The hydrogen fuel was produced using CSIRO’s breakthrough membrane technology.

The technology makes it safer to transport hydrogen as well as cheaper. The process generates zero carbon emissions.

Toyota spokesperson Matthew Macleod told ABC News the membrane  was a “game changer” that could extend hydrogen fuel cell technology to new markets overseas.

Hydrogen powered cars like this use high purity hydrogen

The Toyota Mirai fuel cell vehicle used for testing CSIRO-produced hydrogen. Image: CSIRO

CSIRO Chief Executive Larry Marshall was one of the first to ride in the Toyota and Hyundai vehicles, describing it as a “watershed moment for energy”.

Ammonia key to exporting hydrogen

Because hydrogen is highly flammable and has a low density, it has been difficult to ship safely until now.

The plan is to extract hydrogen from water using wind or solar power, then convert it into ammonia.

Once it reaches its destination the special CSIRO membrane converts it back into hydrogen cheaply and easily.

Hydrogen powered cars have numerous advantages

As well as being carbon-free, hydrogen can provide other advantages.

For example, while hydrogen costs more than petrol at this stage, hydrogen-run vehicles have twice the efficiency of those run on traditional fuels.
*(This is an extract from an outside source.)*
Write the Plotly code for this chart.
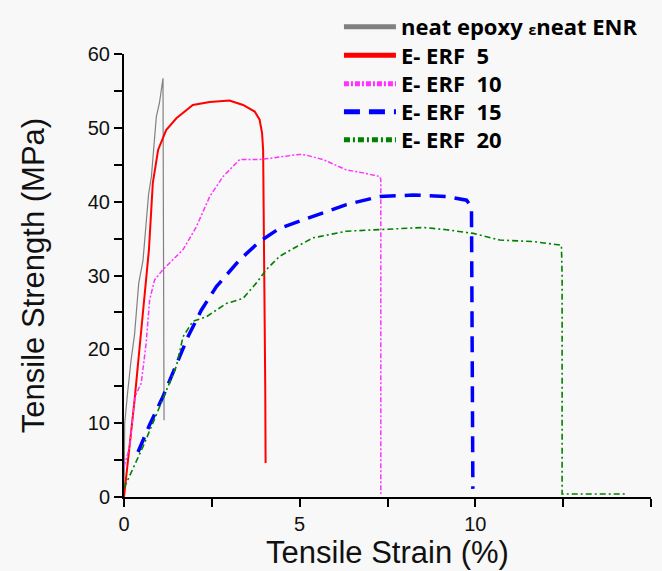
import plotly.graph_objects as go

# ---- data (strain %, strength MPa) ----
neat_x = [0, 0.02, 0.1, 0.2, 0.3, 0.42, 0.54, 0.7, 0.78, 0.92, 1.01, 1.11, 1.12, 1.13, 1.14]
neat_y = [0, 10, 14, 18.5, 22, 29, 32, 41, 43.4, 51.5, 53.4, 56.7, 40, 25, 10.4]

erf5_x = [0, 0.3, 0.71, 0.75, 0.82, 0.97, 1.2, 1.49, 1.96, 2.44, 3.0, 3.39, 3.72, 3.86, 3.93, 3.96, 3.99, 4.0, 4.02, 4.03]
erf5_y = [0, 13.1, 33.5, 37.5, 42.5, 47, 49.7, 51.3, 53.1, 53.5, 53.7, 53.1, 52.2, 51.1, 49.3, 47, 35, 25, 15, 4.6]

erf10_x = [0, 0.16, 0.3, 0.35, 0.49, 0.63, 0.73, 0.87, 1.11, 1.68, 2.06, 2.44, 2.82, 3.29, 3.86, 4.43, 5.0, 5.19, 5.67, 6.33, 6.81, 7.28, 7.31, 7.31]
erf10_y = [4.1, 6.8, 13.1, 14, 15.4, 20.8, 26.7, 29.4, 30.8, 33.5, 36.6, 40.7, 43.4, 45.7, 45.7, 46.1, 46.4, 46.3, 45.7, 44.3, 43.9, 43.4, 43.0, 0.4]

erf15_x = [0.4, 0.73, 1.11, 1.49, 1.82, 2.2, 2.63, 3.29, 3.86, 4.43, 5.38, 6.33, 7.28, 8.23, 9.18, 9.75, 9.89, 9.92, 9.93]
erf15_y = [6.1, 9.8, 13.6, 18.1, 21.7, 25.3, 28.5, 32.1, 34.6, 36.4, 38.0, 39.6, 40.7, 40.9, 40.7, 40.2, 39.3, 20, 1.1]

erf20_x = [0, 0.25, 0.54, 0.82, 1.16, 1.49, 1.68, 1.96, 2.34, 2.91, 3.39, 3.77, 4.05, 4.43, 4.91, 5.38, 6.33, 7.28, 8.52, 9.18, 9.94, 10.7, 11.65, 12.45, 12.47, 12.47, 14.32]
erf20_y = [1.2, 3.7, 6.8, 10, 14, 17.7, 21.7, 23.8, 24.4, 26.2, 26.9, 29, 30.8, 32.6, 33.9, 35.1, 36.0, 36.2, 36.5, 36.2, 35.7, 34.8, 34.6, 34.1, 30, 0.4, 0.4]

names = ["neat epoxy <span style='font-size:14px'>ε</span>neat ENR",
         "E- ERF  5", "E- ERF  10", "E- ERF  15", "E- ERF  20"]
colors = ["#808080", "#ff0000", "#ff33ff", "#0000ff", "#008000"]
widths = [1.2, 2, 1.5, 3.5, 1.6]
dashes = ["solid", "solid", "5px,2px,2px,2px", "16px,9px", "6px,3px,2px,3px"]
legend_rows_px = [27, 55.5, 84, 112, 140]   # legend row centres (px from top)

xs = [neat_x, erf5_x, erf10_x, erf15_x, erf20_x]
ys = [neat_y, erf5_y, erf10_y, erf15_y, erf20_y]

H = 571
fig = go.Figure()
legend_ids = ["legend", "legend2", "legend3", "legend4", "legend5"]
for x, y, n, c, w, d, lid in zip(xs, ys, names, colors, widths, dashes, legend_ids):
    fig.add_trace(go.Scatter(x=x, y=y, mode="lines", name=n, legend=lid,
                             line=dict(color=c, width=w, dash=d)))

legend_common = dict(x=0.512, xref="container", yref="container",
                     xanchor="left", yanchor="middle",
                     bgcolor="rgba(255,255,255,0)", borderwidth=0,
                     font=dict(family="Open Sans", size=22, color="#000", weight="bold"),
                     itemwidth=52, tracegroupgap=0, itemsizing="constant")
legend_layout = {lid: dict(legend_common, y=1 - r / H) for lid, r in zip(legend_ids, legend_rows_px)}

bg = "#f8f8f8"
fig.update_layout(
    width=662, height=H,
    margin=dict(l=124, r=11, t=54, b=74, autoexpand=False),
    paper_bgcolor=bg, plot_bgcolor=bg,
    font=dict(family="Liberation Sans, Arial", color="#111"),
    showlegend=True,
    xaxis=dict(range=[0, 15], tickvals=[0, 5, 10, 15], showgrid=False, zeroline=False,
               showline=True, linecolor="#000", linewidth=2,
               ticks="outside", ticklen=8, tickwidth=2, tickcolor="#000",
               minor=dict(tickvals=[2.5, 7.5, 12.5], ticks="outside", ticklen=8, tickwidth=2, tickcolor="#000"),
               tickfont=dict(size=20, color="#111"),
               title=dict(text="Tensile Strain (%)", font=dict(size=31, color="#111"), standoff=6)),
    yaxis=dict(range=[0, 60], tickvals=[0, 10, 20, 30, 40, 50, 60], showgrid=False, zeroline=False,
               showline=True, linecolor="#000", linewidth=2,
               ticks="outside", ticklen=8, tickwidth=2, tickcolor="#000",
               minor=dict(tickvals=[5, 15, 25, 35, 45, 55], ticks="outside", ticklen=8, tickwidth=2, tickcolor="#000"),
               tickfont=dict(size=20, color="#111"),
               title=dict(text="Tensile Strength (MPa)", font=dict(size=31, color="#111"), standoff=34)),
    **legend_layout,
)

fig.write_html("out.html", config={"displayModeBar": False},
               post_script="document.body.style.margin='0';")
This means that as the price of hydrogen falls, it will provide a lower-cost fuel option for cars.

When it comes to electricity generation, hydrogen has potential for use in energy storage for stabilising the grid. As more households and businesses invest in solar installations and sell excess power generated back the grid, over-servicing the grid with clean energy could become a problem.

Hydrogen could help mitigate this through its potential for use in solar energy storage. By using stored hydrogen to drive a generator, networks could cheaply meet peak demand for power.

Wind and solar could power hydrogen plants

Hydrogen production could be driven by wind and solar power. This gives Australia a major advantage over other countries without abundant renewable energy.

The CSIRO has been investing heavily in hydrogen fuel research for years, due to its vast potential to offset carbon and provide huge opportunities for Australia.

Meanwhile, the membrane technology breakthrough could open up huge markets for the fuel in Asia, such as South Korea and Japan, where mass production of hydrogen-powered vehicles is underway.